DIMISSIONI PER COMPORTAMENTO CONCLUDENTE: QUALI CONSEGUENZE SULLA NASPI SECONDO L’INPS
La circolare n. 154 del 22 dicembre 2025 interviene a fare chiarezza su una fattispecie sempre più rilevante nel diritto del lavoro: le dimissioni per comportamento concludente e le loro conseguenze sull’accesso alla NASpI. La disciplina, introdotta dall’articolo 19 della Legge n. 203/2024, definisce i casi in cui la cessazione del rapporto di lavoro può avvenire non attraverso un atto formale, ma mediante comportamenti inequivoci del lavoratore incompatibili con la prosecuzione del rapporto.
Si tratta, in sostanza, di situazioni in cui l’assenza ingiustificata prolungata o altre condotte concludenti manifestano una volontà chiara di interrompere il rapporto di lavoro, anche in assenza di dimissioni presentate con le modalità telematiche ordinarie. In questi casi il datore di lavoro può attivare la procedura di risoluzione del rapporto, purché siano rispettate le condizioni previste dalla legge e adeguatamente documentate.

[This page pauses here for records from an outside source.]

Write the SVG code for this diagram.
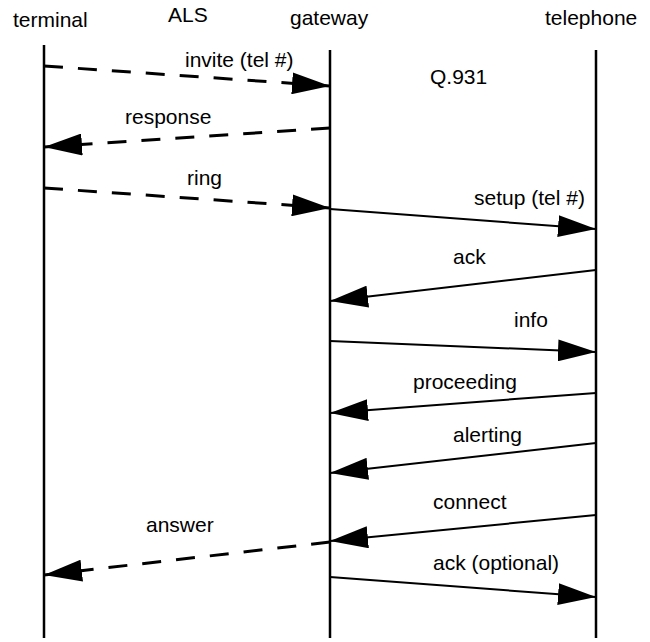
<svg xmlns="http://www.w3.org/2000/svg" width="650" height="642" viewBox="0 0 650 642">
<style>
text{font-family:"Liberation Sans",Arial,sans-serif;font-size:21px;fill:#000}
.life{stroke:#000;stroke-width:2.5;fill:none}
.msg{stroke:#000;stroke-width:2;fill:none;marker-end:url(#ah)}
.dash{stroke:#000;stroke-width:3;fill:none;stroke-dasharray:19 15;marker-end:url(#ah)}
</style>
<defs>
<marker id="ah" markerUnits="userSpaceOnUse" markerWidth="38" markerHeight="22" refX="38" refY="11" orient="auto">
<path d="M0,0 L38,11 L0,22 z" fill="#000"/>
</marker>
</defs>
<rect width="650" height="642" fill="#fff"/>
<g id="terminal">
<line class="life" x1="44" y1="45" x2="44" y2="638"/>
<text x="13" y="27">terminal</text>
</g>
<g id="als">
<text x="168" y="22">ALS</text>
</g>
<g id="gateway">
<line class="life" x1="330" y1="50" x2="330" y2="638"/>
<text x="290" y="25">gateway</text>
</g>
<g id="telephone">
<line class="life" x1="596" y1="50" x2="596" y2="638"/>
<text x="545" y="25">telephone</text>
</g>
<text x="430" y="84">Q.931</text>
<g id="connectors">
<line class="dash" x1="44" y1="66" x2="330" y2="86"/>
<text x="185" y="67">invite (tel #)</text>
<line class="dash" x1="330" y1="128" x2="44" y2="147"/>
<text x="125" y="124">response</text>
<line class="dash" x1="44" y1="188" x2="330" y2="208"/>
<text x="187" y="185">ring</text>
<line class="msg" x1="330" y1="209" x2="596" y2="229"/>
<text x="474" y="205">setup (tel #)</text>
<line class="msg" x1="596" y1="270" x2="330" y2="301"/>
<text x="453" y="264">ack</text>
<line class="msg" x1="330" y1="341" x2="596" y2="352"/>
<text x="514" y="327">info</text>
<line class="msg" x1="596" y1="393" x2="330" y2="413"/>
<text x="413" y="389">proceeding</text>
<line class="msg" x1="596" y1="443" x2="330" y2="473"/>
<text x="453" y="442">alerting</text>
<line class="msg" x1="596" y1="515" x2="330" y2="541"/>
<text x="433" y="509">connect</text>
<line class="dash" x1="330" y1="542" x2="44" y2="575"/>
<text x="146" y="532">answer</text>
<line class="msg" x1="330" y1="577" x2="596" y2="597"/>
<text x="433" y="570">ack (optional)</text>
</g>
</svg>
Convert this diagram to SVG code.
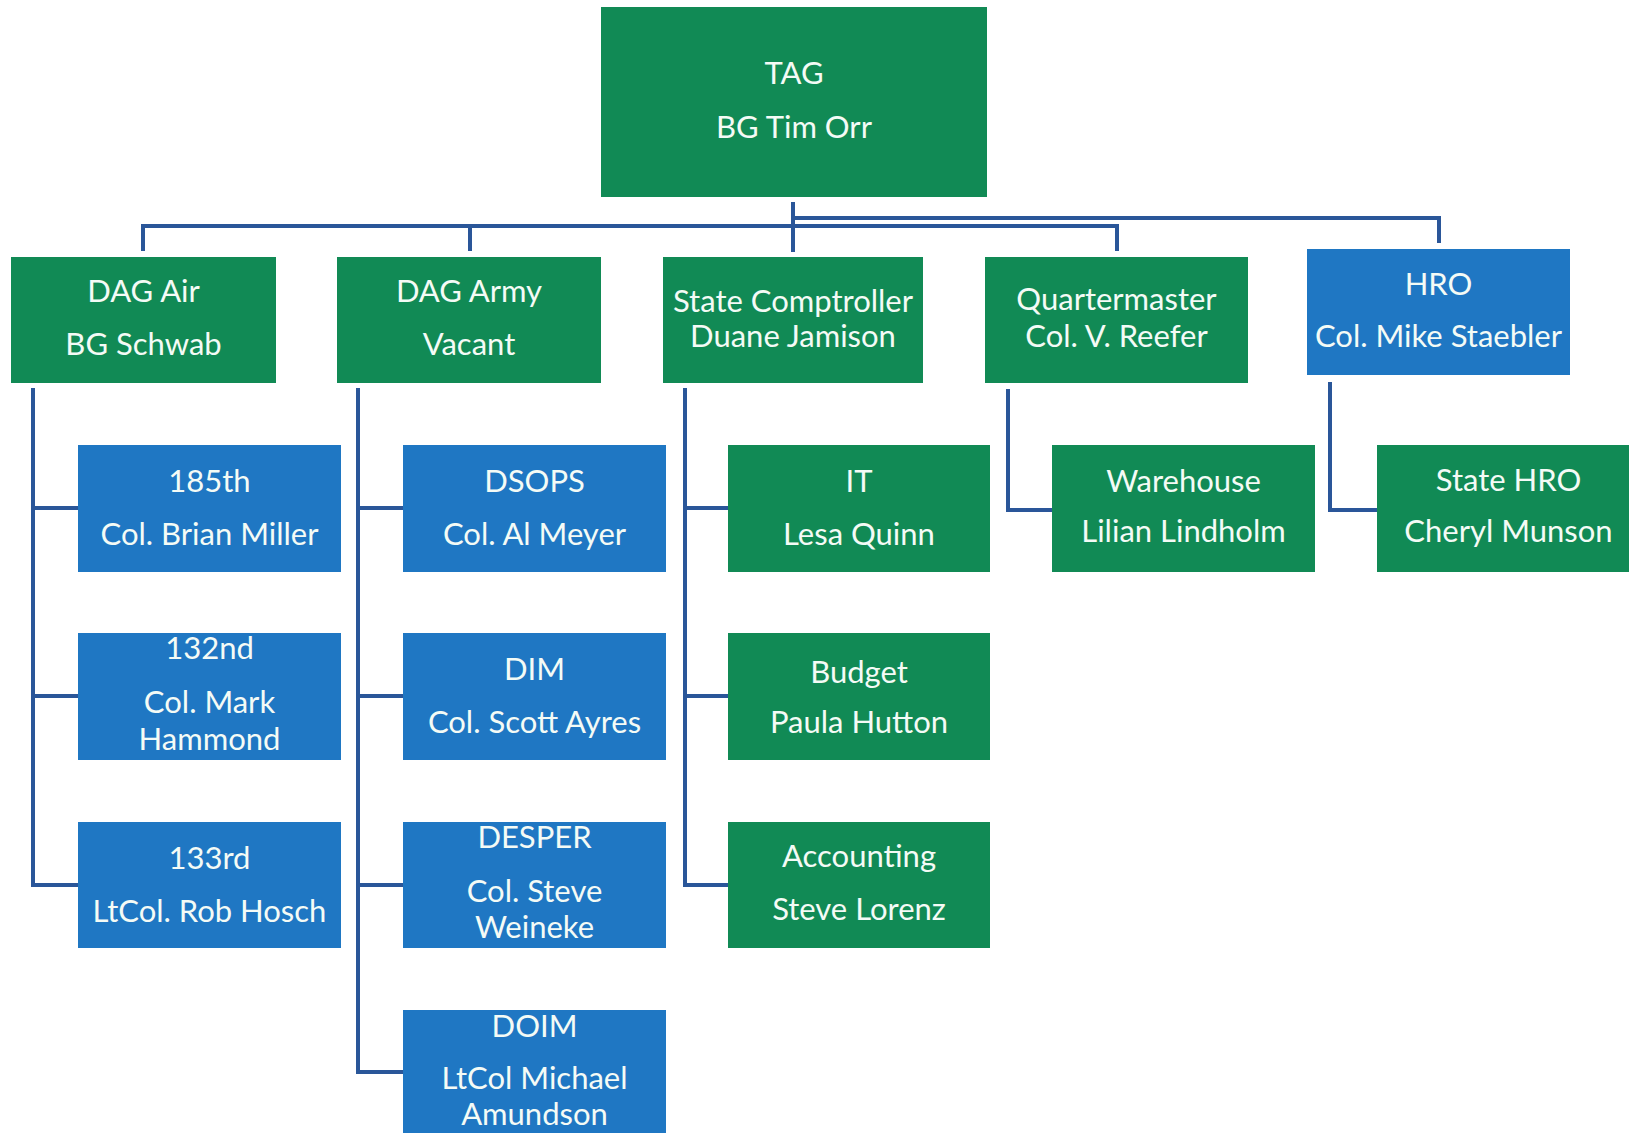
<svg xmlns="http://www.w3.org/2000/svg" width="1629" height="1133" viewBox="0 0 1629 1133">
<style>
.g{fill:#118a55}
.b{fill:#1f77c3}
.t{font-family:Lato,"Open Sans","Liberation Sans",sans-serif;font-size:31px;fill:#f4fbf6;text-anchor:middle}
.c{stroke:#2a5699;stroke-width:4;fill:none}
</style>
<rect width="1629" height="1133" fill="#ffffff"/>
<g id="connectors" class="c">
<path d="M793 202V252"/>
<path d="M143 251V226H1117V251"/>
<path d="M470 226V251"/>
<path d="M795 218H1439V243"/>
<path d="M33 388V885H78M33 508H78M33 696H78"/>
<path d="M358 388V1072H403M358 508H403M358 696H403M358 885H403"/>
<path d="M685 388V885H728M685 508H728M685 696H728"/>
<path d="M1008 389V510H1052"/>
<path d="M1330 382V510H1377"/>
</g>
<g id="tag"><rect class="g" x="601" y="7" width="386" height="190"/><text class="t" x="794" y="84">TAG</text><text class="t" x="794" y="138">BG Tim Orr</text></g>
<g id="dag-air"><rect class="g" x="11" y="257" width="265" height="126"/><text class="t" x="143.5" y="302">DAG Air</text><text class="t" x="143.5" y="355">BG Schwab</text></g>
<g id="dag-army"><rect class="g" x="337" y="257" width="264" height="126"/><text class="t" x="469" y="302">DAG Army</text><text class="t" x="469" y="355">Vacant</text></g>
<g id="state-comptroller"><rect class="g" x="663" y="257" width="260" height="126"/><text class="t" x="793" y="312">State Comptroller</text><text class="t" x="793" y="347">Duane Jamison</text></g>
<g id="quartermaster"><rect class="g" x="985" y="257" width="263" height="126"/><text class="t" x="1116.5" y="310">Quartermaster</text><text class="t" x="1116.5" y="347">Col. V. Reefer</text></g>
<g id="hro"><rect class="b" x="1307" y="249" width="263" height="126"/><text class="t" x="1438.5" y="295">HRO</text><text class="t" x="1438.5" y="347">Col. Mike Staebler</text></g>
<g id="n185th"><rect class="b" x="78" y="445" width="263" height="127"/><text class="t" x="209.5" y="492">185th</text><text class="t" x="209.5" y="545">Col. Brian Miller</text></g>
<g id="n132nd"><rect class="b" x="78" y="633" width="263" height="127"/><text class="t" x="209.5" y="659">132nd</text><text class="t" x="209.5" y="713">Col. Mark</text><text class="t" x="209.5" y="750">Hammond</text></g>
<g id="n133rd"><rect class="b" x="78" y="822" width="263" height="126"/><text class="t" x="209.5" y="869">133rd</text><text class="t" x="209.5" y="922">LtCol. Rob Hosch</text></g>
<g id="dsops"><rect class="b" x="403" y="445" width="263" height="127"/><text class="t" x="534.5" y="492">DSOPS</text><text class="t" x="534.5" y="545">Col. Al Meyer</text></g>
<g id="dim"><rect class="b" x="403" y="633" width="263" height="127"/><text class="t" x="534.5" y="680">DIM</text><text class="t" x="534.5" y="733">Col. Scott Ayres</text></g>
<g id="desper"><rect class="b" x="403" y="822" width="263" height="126"/><text class="t" x="534.5" y="848">DESPER</text><text class="t" x="534.5" y="902">Col. Steve</text><text class="t" x="534.5" y="938">Weineke</text></g>
<g id="doim"><rect class="b" x="403" y="1010" width="263" height="130"/><text class="t" x="534.5" y="1037">DOIM</text><text class="t" x="534.5" y="1089">LtCol Michael</text><text class="t" x="534.5" y="1125">Amundson</text></g>
<g id="it"><rect class="g" x="728" y="445" width="262" height="127"/><text class="t" x="859" y="492">IT</text><text class="t" x="859" y="545">Lesa Quinn</text></g>
<g id="budget"><rect class="g" x="728" y="633" width="262" height="127"/><text class="t" x="859" y="683">Budget</text><text class="t" x="859" y="733">Paula Hutton</text></g>
<g id="accounting"><rect class="g" x="728" y="822" width="262" height="126"/><text class="t" x="859" y="867">Accounting</text><text class="t" x="859" y="920">Steve Lorenz</text></g>
<g id="warehouse"><rect class="g" x="1052" y="445" width="263" height="127"/><text class="t" x="1183.5" y="492">Warehouse</text><text class="t" x="1183.5" y="542">Lilian Lindholm</text></g>
<g id="state-hro"><rect class="g" x="1377" y="445" width="263" height="127"/><text class="t" x="1508.5" y="491">State HRO</text><text class="t" x="1508.5" y="542">Cheryl Munson</text></g>
</svg>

Sul piano previdenziale, l’INPS chiarisce che la risoluzione per fatti concludenti è assimilata alle dimissioni volontarie. Ne consegue che, salvo le ipotesi espressamente tutelate dall’ordinamento, il lavoratore non ha diritto all’indennità di disoccupazione NASpI, in quanto manca il requisito della cessazione involontaria del rapporto. L’istituto sottolinea tuttavia l’importanza di una corretta qualificazione della fattispecie, poiché eventuali irregolarità procedurali o contestazioni potrebbero incidere sulla valutazione finale del diritto alla prestazione.